If you trace the ‘kind’ trend back through the Millennial zeitgeist, perhaps it started in 2016 when presidential candidate Hillary Clinton described her personal and political beliefs in 'shorthand' as "love and kindness". Or maybe it was in 2015 when supermodel Gigi Hadid said of her group of celebrity friends, “We want to be the girls known for our kindness, rather than our cattiness.” Or maybe it's wholly patronizing to attribute to public figures what could instead just be the inherent human goodness of those born between 1982 and 2009.Regardless, four years on, and it’s still just as 'cool to be kind' - cooler than ever, in fact - for this demographic.
Being kind online has never been more important. Studies have shown that young adults spend more time with digital media (about 53 hours a week) than with any other activity – including sleep! This overload of technology has researchers concerned that young people may be unable to develop compassion and kindness at the same rate as those born into a pre-tech world.
As the generation currently aged 20-37 years old, it fits that Millennials would be the ones spearheading the compassionate campaign for those coming up behind them.
This year, the world watched as Extinction Rebellion transferred their ‘hashtag activism’ to the streets. On a smaller scale, charitable organizations can garner online attention - but do they really generate equal amounts of good deeds offline? I looked into two London-based charities.
Haus Of is a small project with an even smaller team - two artists who want to offer pottery and furniture classes to vulnerable adults such as those with mental health issues and the homeless. Having only begun this project in December 2018, without the internet, they wouldn’t be in the position they’ve now found themselves.
Social media and crowdfunding are, of course, a natural combination. "It is particularly important that crowdfunding tools exist for people like us who do not already have the 'right' economic and social connections to succeed," says Rachel Goden, co-director at Haus Of. And it all happens online. "The more people who can see the value of our idea the better. We use social media every single day (to the detriment of our followers!) to talk about the same drive day in and day out. And it's been successful."
She's right. In May 2019, the business won the creative category of the Big Idea Competition thanks to their growing online support and now they’re crowdfunding to raise money for their studio and the next steps of their project.
With government funding for local charities dwindling, Haus Of aren’t the only ones who have had to take their campaign online to raise money and awareness. Streets Kitchen are an incredibly hands-on project: a volunteer run initiative that brings meals to streets for London's homeless community. But without social media, their reach would never has spread like it has.
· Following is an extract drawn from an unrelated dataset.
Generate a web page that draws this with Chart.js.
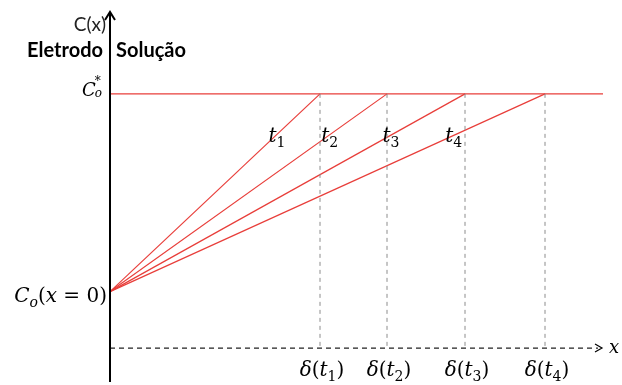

The fleeting nature of many online 'good deed' initiatives reflects the times: a new generation of instant gratification seekers with attention spans smaller than those of goldfish (yes, really!). Unless they are actively cultivated, online projects lose our interest and are quickly replaced by something else. In order to stay relevant they need ongoing maintenance both off and online.
With 17.4K followers on Twitter, Streets Kitchen relies on its strong online presence to recruit the volunteers it needs to run every single night of the week. And their hashtag #SolidarityNotCharity has been shared online more than 5 million times.
We all know about the dangers of social media, but there is also undeniably a place online for kindness. There is an audience for it. And despite a frequent rhetoric that conflict and competition are natural to the human condition, there is evidence to suggest that compassion is just as fundamental a trait to our survival. In the age of the Internet, collaboration is a highly successful tool to generate further awareness, pooling audiences and skills together for a common goal, or, in this case, a common kindness.